Independent Qualification of Phased Array Inspection of Fillet Welds

Robin Shipp

Firecrest Consulting
34 Cambrian Drive, Yate, Bristol BS37 5TS, UK
Telephone: +44 (0) 7071 780746
Telefax: +44 (0) 8701 316103

Charles R A Schneider and Colin R Bird
TWI, Granta Park, Cambridge CB1 6AL, UK

David A Wood
BNFL Magnox Generation
Berkeley Centre, Berkeley, Gloucestershire GL13 9PB, UK

Paper presented at BINDT Annual Conference, Southport, 17 September 2002


Magnox Generation has investigated whether it is feasible to carry out ultrasonic inspection of welds associated with boiler beam support brackets at various Magnox power stations. The welds are small, with a leg length typically of6 to 15mm, and they could not be properly inspected using conventional ultrasonic probes.
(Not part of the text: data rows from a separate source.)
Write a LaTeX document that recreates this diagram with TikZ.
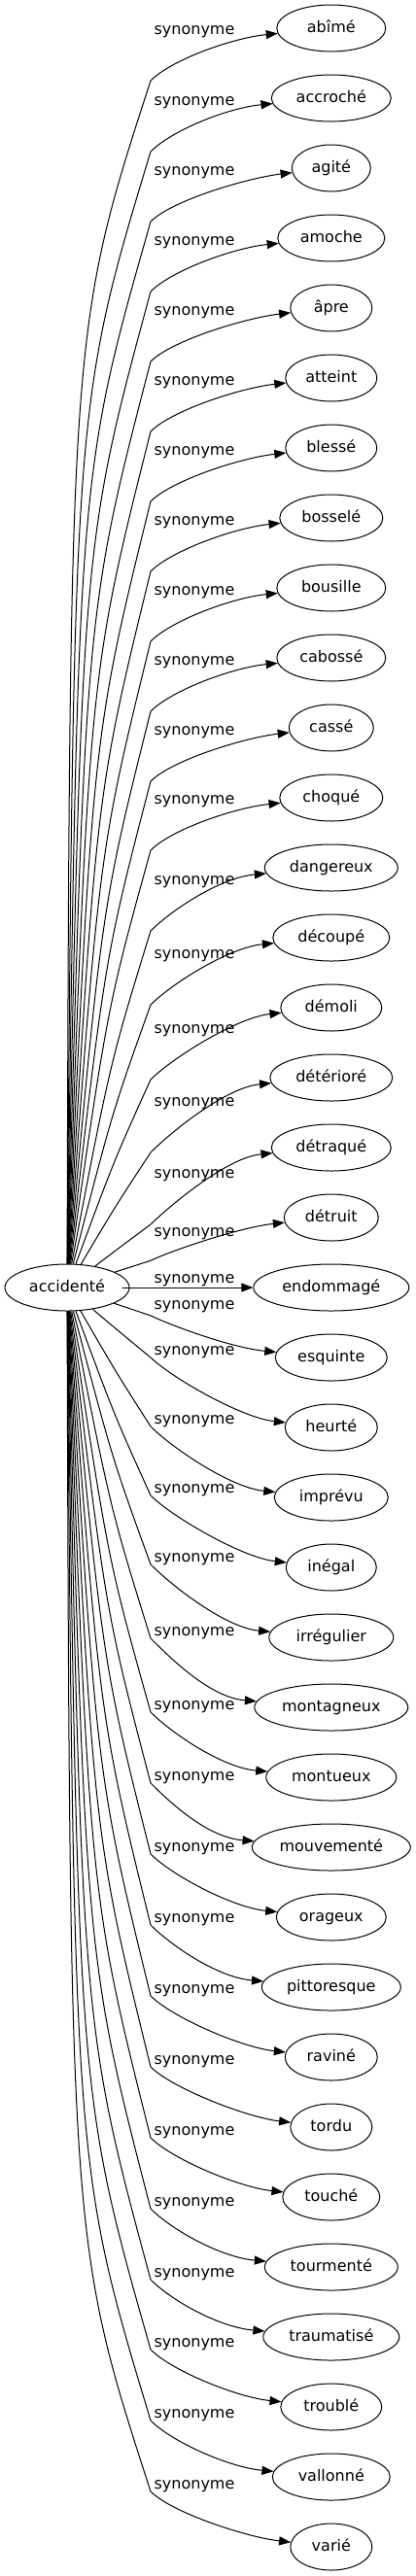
\documentclass[tikz,border=0pt]{standalone}
\usepackage{fontspec}
\setmainfont{DejaVu Sans}
\usepackage{tikz}
\usetikzlibrary{arrows.meta,shapes.geometric}

\begin{document}
\begin{tikzpicture}[
  x=1pt,y=-1pt,
  every node/.style={font=\fontsize{16}{19}\selectfont,text height=12pt,text depth=3.5pt,inner sep=0pt},
  word/.style={ellipse,draw,line width=1pt,minimum height=48pt},
  lbl/.style={},
  arr/.style={-{Triangle[length=12pt,width=9pt]},line width=1pt},
]
\useasboundingbox (0,0) rectangle (428,2651);

% Source
\node[word,minimum width=128pt] (src) at (69,1325) {accidenté};

% Synonyms, labels and edges (knee of each edge near x=155)
\foreach \wrd/\wdt/\ly [count=\i] in {
  abîmé/112/30, accroché/123/103, agité/81/175, amoche/110/247,
  âpre/84/319, atteint/94/391, blessé/94/463, bosselé/106/535,
  bousille/112/607, cabossé/112/679, cassé/87/751, choqué/106/822,
  dangereux/137/905, découpé/120/981, démoli/104/1058, détérioré/126/1133,
  détraqué/123/1207, détruit/97/1267, endommagé/160/1315, esquinte/115/1342,
  heurté/95/1389, imprévu/117/1460, inégal/93/1531, irrégulier/128/1602,
  montagneux/158/1678, montueux/134/1754, mouvementé/163/1827, orageux/113/1900,
  pittoresque/143/1973, raviné/95/2046, tordu/84/2119, touché/100/2192,
  tourmenté/137/2265, traumatisé/140/2338, troublé/104/2410, vallonné/121/2483,
  varié/84/2556}{
  \pgfmathsetmacro{\ty}{29+72*(\i-1)}
  \pgfmathsetmacro{\tx}{340.8-\wdt/2}
  \pgfmathsetmacro{\dy}{\ty-1325}
  \pgfmathsetmacro{\sg}{sign(\dy)}
  \pgfmathsetmacro{\ys}{1325+\dy/(\tx-69)*86}
  \pgfmathsetmacro{\ky}{\dy<0 ? min(\ly+53,\ys) : max(\ly+8,\ys)}
  \pgfmathsetmacro{\hh}{max(0,abs(\ky-1325)-24)}
  \pgfmathsetmacro{\wt}{min(1,\hh/1217)^1.5}
  \pgfmathsetmacro{\wb}{min(1,abs(\dy)/150)}
  \pgfmathsetmacro{\cx}{(1-\wt)*120.6+\wt*72}
  \pgfmathsetmacro{\cy}{(1-\wt)*(1325+0.6*(\ky-1325))+\wt*(\ky-\sg*0.21*\hh)}
  \pgfmathsetmacro{\dby}{\ty-10*\sg}
  \pgfmathsetmacro{\day}{\ky+22*\sg*\wb}
  \node[word,minimum width=\wdt pt] (t\i) at (340.8,\ty) {\wrd};
  \node[lbl] (l\i) at (200,\ly+1) {synonyme};
  \draw[arr] (src) .. controls (\cx,\cy) .. (155,\ky)
    .. controls (177,\day) and (\tx-45,\dby) .. (t\i);
}
\end{tikzpicture}
\end{document}
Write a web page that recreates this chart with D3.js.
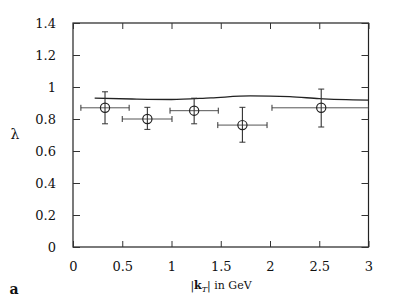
<!DOCTYPE html>
<html><head><meta charset="utf-8">
<script src="https://cdn.jsdelivr.net/npm/d3@7"></script>
<style>body{margin:0;background:#fff}svg{display:block}</style>
</head><body><svg id="c" width="417" height="302"></svg>
<script>
// data
const ptX   = [0.325, 0.755, 1.23, 1.72, 2.52];
const ptY   = [0.870, 0.800, 0.852, 0.762, 0.870];
const xLo   = [0.08, 0.50, 0.985, 1.47, 2.02];
const xHi   = [0.57, 1.005, 1.475, 1.97, 3.0];
const yLo   = [0.77, 0.735, 0.77, 0.655, 0.75];
const yHi   = [0.97, 0.873, 0.93, 0.873, 0.987];
const curveX = [0.22, 0.6, 1.0, 1.4, 1.8, 2.2, 2.5, 3.0];
const curveY = [0.930, 0.925, 0.922, 0.932, 0.944, 0.940, 0.927, 0.918];
const xTicks = [0, 0.5, 1, 1.5, 2, 2.5, 3];
const yTicks = [0, 0.2, 0.4, 0.6, 0.8, 1, 1.2, 1.4];

const SERIF = "DejaVu Serif";
const svg = d3.select("#c");
const L = 73, R = 368.5, T = 23, B = 247;
const x = d3.scaleLinear().domain([0, 3]).range([L, R]);
const y = d3.scaleLinear().domain([0, 1.4]).range([B, T]);
const fmt = d => d === 0 ? "0" : String(d);

// frame
svg.append("rect").attr("x", L).attr("y", T).attr("width", R - L).attr("height", B - T)
  .attr("fill", "none").attr("stroke", "#222").attr("stroke-width", 1.2);

// axes (inner ticks)
const axB = d3.axisBottom(x).tickValues(xTicks).tickSize(-6).tickPadding(15).tickFormat(fmt);
const axT = d3.axisTop(x).tickValues(xTicks).tickSize(-6).tickFormat("");
const axL = d3.axisLeft(y).tickValues(yTicks).tickSize(-7).tickPadding(17).tickFormat(fmt);
const axR = d3.axisRight(y).tickValues(yTicks).tickSize(-7).tickFormat("");
function style(g){ g.attr("font-family", SERIF).attr("font-size", 13);
  g.select(".domain").remove(); g.selectAll(".tick line").attr("stroke","#333");
  g.selectAll("text").attr("fill","#111"); }
svg.append("g").attr("transform", `translate(0,${B})`).call(axB).call(style);
svg.append("g").attr("transform", `translate(0,${T})`).call(axT).call(style);
svg.append("g").attr("transform", `translate(${L},0)`).call(axL).call(style);
svg.append("g").attr("transform", `translate(${R},0)`).call(axR).call(style);

// curve
svg.append("path").datum(curveX.map((v, i) => [v, curveY[i]]))
  .attr("d", d3.line().x(d => x(d[0])).y(d => y(d[1])).curve(d3.curveMonotoneX))
  .attr("fill", "none").attr("stroke", "#222").attr("stroke-width", 1.3);

// error bars
const g = svg.append("g");
const cap = 3;
ptX.forEach((px, i) => {
  const cx = x(px), cy = y(ptY[i]);
  g.append("line").attr("x1", x(xLo[i])).attr("x2", x(xHi[i])).attr("y1", cy).attr("y2", cy)
    .attr("stroke", "#555").attr("stroke-width", 1);
  [xLo[i], xHi[i]].forEach(v => g.append("line").attr("x1", x(v)).attr("x2", x(v))
    .attr("y1", cy - cap).attr("y2", cy + cap).attr("stroke", "#333").attr("stroke-width", 1));
  g.append("line").attr("x1", cx).attr("x2", cx).attr("y1", y(yLo[i])).attr("y2", y(yHi[i]))
    .attr("stroke", "#333").attr("stroke-width", 1.1);
  [yLo[i], yHi[i]].forEach(v => g.append("line").attr("x1", cx - cap).attr("x2", cx + cap)
    .attr("y1", y(v)).attr("y2", y(v)).attr("stroke", "#333").attr("stroke-width", 1));
  g.append("circle").attr("cx", cx).attr("cy", cy).attr("r", 4.6)
    .attr("fill", "none").attr("stroke", "#222").attr("stroke-width", 1.2);
});

// labels
const lab = svg.append("g").attr("font-family", SERIF).attr("fill", "#111");
lab.append("text").attr("x", 15).attr("y", 139).attr("text-anchor", "middle")
  .attr("font-size", 14).text("λ");
const xl = lab.append("text").attr("x", 221).attr("y", 289).attr("text-anchor", "middle").attr("font-size", 11);
xl.append("tspan").text("|");
xl.append("tspan").attr("font-weight", "bold").text("k");
xl.append("tspan").attr("font-style", "italic").attr("font-size", 8).attr("dy", 3).text("T");
xl.append("tspan").attr("dy", -3).text("| in GeV");
lab.append("text").attr("x", 14).attr("y", 294).attr("text-anchor", "middle")
  .attr("font-size", 14).attr("font-weight", "bold").text("a");
</script></body></html>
A technique was therefore developed using a phased array system. This allowed the ultrasonic beam to be focussed electronically, thereby obtaining the required spatial resolution, and also allowed the beam angle to be varied in order to direct the beam into the weld volume between the cap and root. Following the development work, it was decided to apply the technique tosome boiler beam support bracket welds at Sizewell A power station.

This paper addresses the qualification of the inspection procedure, which TWI managed on behalf of Magnox Generation following the ENIQ methodology. The comprehensive technical justification document was supported by practical trials of the procedure, equipment and individual data analysts. The qualification was completed successfully and confirmed that the procedure was capable of reliably detecting crack-like defects in the weld or heat affected zone greater than 1.5mm wide by 10mm long. It also confirmed that, subject to certain provisos, the defect width would not be underestimated by more than 1.5mm.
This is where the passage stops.